Mostly, of course, theories in science are adjusted very slightly; if a theory has worked reasonably well (and in order to last, it must have worked reasonably well) it must have been describing the situation fairly well; it gets changed to accommodate some data which just didn’t fit, and usually this can be achieved by a slight tweak to the theory. Very occasionally there is a revolution in thinking, and an entirely new way of conceiving of something comes along (relativity and quantum theory are two examples from my old scientific sphere), but even then they tend to allow the old theory to be a “special case”, as in the case of relativity; Newtonian mechanics still works well in non-relativistic cases.
Process is, however, a radical rethinking, not a slight adjustment, as I indicated in my last post; a “new operating system”. Bruce Epperley’s book makes a start on providing a way of doing the adjusting, to be sure, but can’t in that few pages really address all the implications of this way of thinking differently about God. In addition, it is probably foolish to talk of “Process Theology” as if it were an uniform thing – it isn’t; Process Theologians share some major basic ideas, but there are many slightly differing Process Theologies, and Dr. Epperley’s is one of those; slightly different from (for example) Whitehead’s rarified philosophical version and different again from John B. Cobb’s worked through thinking.
So what I’m proposing is to take Process thinking and see if it expands my ability to talk about mystical consciousness of God without getting overly philosophically technical or letting the philosophy take over the – er – process.
The most fundamental novel aspect of process theology is that in it, God is capable of changing, and indeed does change. Dr. Epperley comments that philosophically, Process stresses movement, change, relationship, possibility, creativity, freedom, and open-endedness. It follows that Process does not regard God as being unchanging, or impassible (that is to say emotionally unmoved), or in principle separated from humanity. It doesn’t stress the concept of perfection, though perfection could be incorporated as long as it isn’t regarded as something static; certainly it doesn’t start by positing the perfection of God and then deducing multiple other things from that.

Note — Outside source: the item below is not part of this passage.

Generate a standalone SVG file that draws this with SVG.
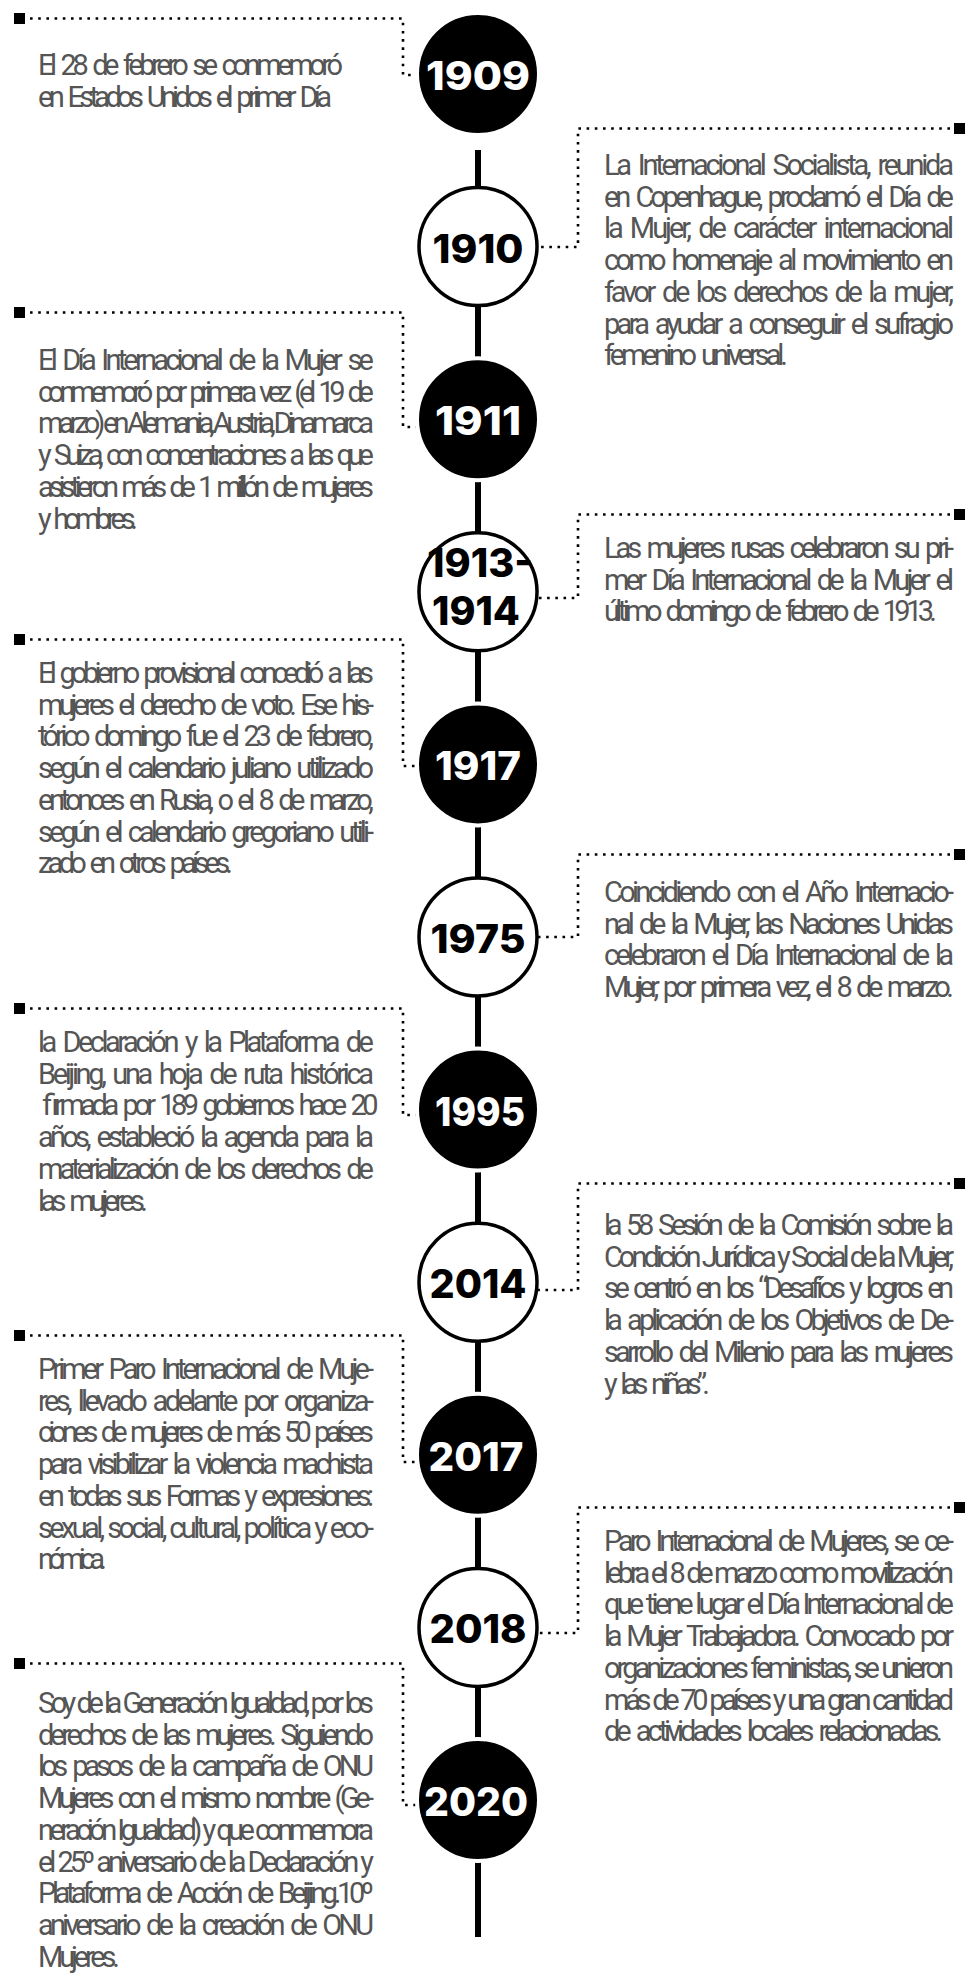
<svg xmlns="http://www.w3.org/2000/svg" width="965" height="1974" viewBox="0 0 965 1974">
<style>
  .bg{fill:#ffffff}
  .tl{stroke:#000;stroke-width:6;fill:none}
  .dot{stroke:#000;stroke-width:2.6;stroke-dasharray:2.6 5.6;fill:none}
  .sq{fill:#000}
  .cb{fill:#000;stroke:#fff;stroke-width:4}
  .cw{fill:#fff;stroke:#000;stroke-width:3.5}
  .yb{font-family:Inter,"Noto Sans","Liberation Sans",sans-serif;font-weight:800;font-size:39px;fill:#fff;text-anchor:middle}
  .yw{font-family:Inter,"Noto Sans","Liberation Sans",sans-serif;font-weight:800;font-size:39px;fill:#000;text-anchor:middle}
  .tx{font-family:Roboto,"Liberation Sans",sans-serif;font-weight:400;font-size:29px;word-spacing:5px;fill:#555}
</style>
<rect class="bg" x="0" y="0" width="965" height="1974"/>

<g id="connectors">
  <line class="tl" x1="478" y1="150" x2="478" y2="1742"/>
  <line class="tl" x1="478" y1="1862" x2="478" y2="1937"/>
  <rect class="sq" x="14" y="13" width="11" height="11"/>
  <path class="dot" d="M30,18.5 H403 V75 H419"/>
  <rect class="sq" x="14" y="307" width="11" height="11"/>
  <path class="dot" d="M30,312.5 H403 V427 H419"/>
  <rect class="sq" x="14" y="634" width="11" height="11"/>
  <path class="dot" d="M30,639.5 H403 V766 H419"/>
  <rect class="sq" x="14" y="1003" width="11" height="11"/>
  <path class="dot" d="M30,1008.5 H403 V1115 H419"/>
  <rect class="sq" x="14" y="1330" width="11" height="11"/>
  <path class="dot" d="M30,1335.5 H403 V1462 H419"/>
  <rect class="sq" x="14" y="1658" width="11" height="11"/>
  <path class="dot" d="M30,1663.5 H403 V1805 H419"/>
  <rect class="sq" x="954" y="123" width="11" height="11"/>
  <path class="dot" d="M950,128.5 H578 V247 H537"/>
  <rect class="sq" x="954" y="509" width="11" height="11"/>
  <path class="dot" d="M950,514.5 H578 V598 H537"/>
  <rect class="sq" x="954" y="849" width="11" height="11"/>
  <path class="dot" d="M950,854.5 H578 V937 H537"/>
  <rect class="sq" x="954" y="1178" width="11" height="11"/>
  <path class="dot" d="M950,1183.5 H578 V1290 H537"/>
  <rect class="sq" x="954" y="1502" width="11" height="11"/>
  <path class="dot" d="M950,1507.5 H578 V1633 H537"/>
</g>

<g id="node-1909">
  <circle class="cb" cx="478" cy="74" r="61"/>
  <text class="yb" x="478" y="90" textLength="104" lengthAdjust="spacingAndGlyphs">1909</text>
  <text class="tx" lengthAdjust="spacingAndGlyphs">
    <tspan x="38" y="75" textLength="305">El 28 de febrero se conmemoró</tspan>
    <tspan x="38" y="106.7" textLength="294">en Estados Unidos el primer Día</tspan>
  </text>
</g>

<g id="node-1910">
  <circle class="cw" cx="478" cy="246.6" r="59"/>
  <text class="yw" x="478" y="262.6" textLength="91" lengthAdjust="spacingAndGlyphs">1910</text>
  <text class="tx" lengthAdjust="spacingAndGlyphs">
    <tspan x="604" y="175" textLength="350">La Internacional Socialista, reunida</tspan>
    <tspan x="604" y="206.7" textLength="350">en Copenhague, proclamó el Día de</tspan>
    <tspan x="604" y="238.4" textLength="350">la Mujer, de carácter internacional</tspan>
    <tspan x="604" y="270.1" textLength="350">como homenaje al movimiento en</tspan>
    <tspan x="604" y="301.8" textLength="350">favor de los derechos de la mujer,</tspan>
    <tspan x="604" y="333.5" textLength="350">para ayudar a conseguir el sufragio</tspan>
    <tspan x="604" y="365.2" textLength="184">femenino universal.</tspan>
  </text>
</g>

<g id="node-1911">
  <circle class="cb" cx="478" cy="419.2" r="61"/>
  <text class="yb" x="478" y="435.2" textLength="86" lengthAdjust="spacingAndGlyphs">1911</text>
  <text class="tx" lengthAdjust="spacingAndGlyphs">
    <tspan x="38" y="370" textLength="336">El Día Internacional de la Mujer se</tspan>
    <tspan x="38" y="401.7" textLength="336">conmemoró por primera vez (el 19 de</tspan>
    <tspan x="38" y="433.4" textLength="336" style="word-spacing:0">marzo) en Alemania, Austria, Dinamarca</tspan>
    <tspan x="38" y="465.1" textLength="336">y Suiza, con concentraciones a las que</tspan>
    <tspan x="38" y="496.8" textLength="336">asistieron más de 1 millón de mujeres</tspan>
    <tspan x="38" y="528.5" textLength="100">y hombres.</tspan>
  </text>
</g>

<g id="node-1913-1914">
  <circle class="cw" cx="478" cy="591.8" r="59"/>
  <text class="yw" x="480" y="577" textLength="106" lengthAdjust="spacingAndGlyphs">1913-</text>
  <text class="yw" x="476" y="625" textLength="88" lengthAdjust="spacingAndGlyphs">1914</text>
  <text class="tx" lengthAdjust="spacingAndGlyphs">
    <tspan x="604" y="558" textLength="350">Las mujeres rusas celebraron su pri-</tspan>
    <tspan x="604" y="589.7" textLength="350">mer Día Internacional de la Mujer el</tspan>
    <tspan x="604" y="621.4" textLength="333">último domingo de febrero de 1913.</tspan>
  </text>
</g>

<g id="node-1917">
  <circle class="cb" cx="478" cy="764.4" r="61"/>
  <text class="yb" x="478" y="780.4" textLength="86" lengthAdjust="spacingAndGlyphs">1917</text>
  <text class="tx" lengthAdjust="spacingAndGlyphs">
    <tspan x="38" y="683" textLength="336">El gobierno provisional concedió a las</tspan>
    <tspan x="38" y="714.7" textLength="336">mujeres el derecho de voto. Ese his-</tspan>
    <tspan x="38" y="746.4" textLength="336">tórico domingo fue el 23 de febrero,</tspan>
    <tspan x="38" y="778.1" textLength="336">según el calendario juliano utilizado</tspan>
    <tspan x="38" y="809.8" textLength="336">entonces en Rusia, o el 8 de marzo,</tspan>
    <tspan x="38" y="841.5" textLength="336">según el calendario gregoriano utili-</tspan>
    <tspan x="38" y="873.2" textLength="195">zado en otros países.</tspan>
  </text>
</g>

<g id="node-1975">
  <circle class="cw" cx="478" cy="937" r="59"/>
  <text class="yw" x="478" y="953" textLength="95" lengthAdjust="spacingAndGlyphs">1975</text>
  <text class="tx" lengthAdjust="spacingAndGlyphs">
    <tspan x="604" y="902" textLength="350">Coincidiendo con el Año Internacio-</tspan>
    <tspan x="604" y="933.7" textLength="350">nal de la Mujer, las Naciones Unidas</tspan>
    <tspan x="604" y="965.4" textLength="350">celebraron el Día Internacional de la</tspan>
    <tspan x="604" y="997.1" textLength="350">Mujer, por primera vez, el 8 de marzo.</tspan>
  </text>
</g>

<g id="node-1995">
  <circle class="cb" cx="478" cy="1109.6" r="61"/>
  <text class="yb" x="480" y="1125.6" textLength="90" lengthAdjust="spacingAndGlyphs">1995</text>
  <text class="tx" lengthAdjust="spacingAndGlyphs">
    <tspan x="38" y="1052" textLength="336">la Declaración y la Plataforma de</tspan>
    <tspan x="38" y="1083.7" textLength="336">Beijing, una hoja de ruta histórica</tspan>
    <tspan x="38" y="1115.4" textLength="336">firmada por 189 gobiernos hace 20</tspan>
    <tspan x="38" y="1147.1" textLength="336">años, estableció la agenda para la</tspan>
    <tspan x="38" y="1178.8" textLength="336">materialización de los derechos de</tspan>
    <tspan x="38" y="1210.5" textLength="110">las mujeres.</tspan>
  </text>
</g>

<g id="node-2014">
  <circle class="cw" cx="478" cy="1282.2" r="59"/>
  <text class="yw" x="478" y="1298.2" textLength="97" lengthAdjust="spacingAndGlyphs">2014</text>
  <text class="tx" lengthAdjust="spacingAndGlyphs">
    <tspan x="604" y="1235" textLength="350">la 58 Sesión de la Comisión sobre la</tspan>
    <tspan x="604" y="1266.7" textLength="350" style="word-spacing:1px">Condición Jurídica y Social de la Mujer,</tspan>
    <tspan x="604" y="1298.4" textLength="350">se centró en los “Desafíos y logros en</tspan>
    <tspan x="604" y="1330.1" textLength="350">la aplicación de los Objetivos de De-</tspan>
    <tspan x="604" y="1361.8" textLength="350">sarrollo del Milenio para las mujeres</tspan>
    <tspan x="604" y="1393.5" textLength="106">y las niñas”.</tspan>
  </text>
</g>

<g id="node-2017">
  <circle class="cb" cx="478" cy="1454.8" r="61"/>
  <text class="yb" x="476" y="1470.8" textLength="95" lengthAdjust="spacingAndGlyphs">2017</text>
  <text class="tx" lengthAdjust="spacingAndGlyphs">
    <tspan x="38" y="1379" textLength="336">Primer Paro Internacional de Muje-</tspan>
    <tspan x="38" y="1410.7" textLength="336">res, llevado adelante por organiza-</tspan>
    <tspan x="38" y="1442.4" textLength="336">ciones de mujeres de más 50 países</tspan>
    <tspan x="38" y="1474.1" textLength="336">para visibilizar la violencia machista</tspan>
    <tspan x="38" y="1505.8" textLength="336">en todas sus Formas y expresiones:</tspan>
    <tspan x="38" y="1537.5" textLength="336" style="word-spacing:2px">sexual, social, cultural, política y eco-</tspan>
    <tspan x="38" y="1569.2" textLength="69">nómica.</tspan>
  </text>
</g>

<g id="node-2018">
  <circle class="cw" cx="478" cy="1627.4" r="59"/>
  <text class="yw" x="478" y="1643.4" textLength="97" lengthAdjust="spacingAndGlyphs">2018</text>
  <text class="tx" lengthAdjust="spacingAndGlyphs">
    <tspan x="604" y="1551" textLength="350">Paro Internacional de Mujeres, se ce-</tspan>
    <tspan x="604" y="1582.7" textLength="350" style="word-spacing:2px">lebra el 8 de marzo como movilización</tspan>
    <tspan x="604" y="1614.4" textLength="350" style="word-spacing:2px">que tiene lugar el Día Internacional de</tspan>
    <tspan x="604" y="1646.1" textLength="350">la Mujer Trabajadora. Convocado por</tspan>
    <tspan x="604" y="1677.8" textLength="350" style="word-spacing:2px">organizaciones feministas, se unieron</tspan>
    <tspan x="604" y="1709.5" textLength="350" style="word-spacing:2px">más de 70 países y una gran cantidad</tspan>
    <tspan x="604" y="1741.2" textLength="339">de actividades locales relacionadas.</tspan>
  </text>
</g>

<g id="node-2020">
  <circle class="cb" cx="478" cy="1800" r="61"/>
  <text class="yb" x="476" y="1816" textLength="104" lengthAdjust="spacingAndGlyphs">2020</text>
  <text class="tx" lengthAdjust="spacingAndGlyphs">
    <tspan x="38" y="1713" textLength="336" style="word-spacing:2px">Soy de la Generación Igualdad, por los</tspan>
    <tspan x="38" y="1744.7" textLength="336">derechos de las mujeres. Siguiendo</tspan>
    <tspan x="38" y="1776.4" textLength="336">los pasos de la campaña de ONU</tspan>
    <tspan x="38" y="1808.1" textLength="336">Mujeres con el mismo nombre (Ge-</tspan>
    <tspan x="38" y="1839.8" textLength="336" style="word-spacing:2px">neración Igualdad) y que conmemora</tspan>
    <tspan x="38" y="1871.5" textLength="336" style="word-spacing:2px">el 25º aniversario de la Declaración y</tspan>
    <tspan x="38" y="1903.2" textLength="336">Plataforma de Acción de Beijing.10º</tspan>
    <tspan x="38" y="1934.9" textLength="336">aniversario de la creación de ONU</tspan>
    <tspan x="38" y="1966.6" textLength="82">Mujeres.</tspan>
  </text>
</g>
</svg>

It also doesn’t regard God as being either omnipotent or omniscient in anything remotely like the classical sense. Charles Hartshorne, a process theologian, has to my mind exposed the impossibility of both of these characterstics in “Omnipotence and other Theological Mistakes”. They both, of course, tend to spring from consideration of God as unchangeably perfect.
Process is also fundamentally unitive rather than divisive. It sees connection and interdependence rather than separation and independence, it sees the unity of all things in God rather than a vast gulf placed between the Creator and the created, and finally it doesn’t rest on a duality of spirit and matter or of ideals and the concrete.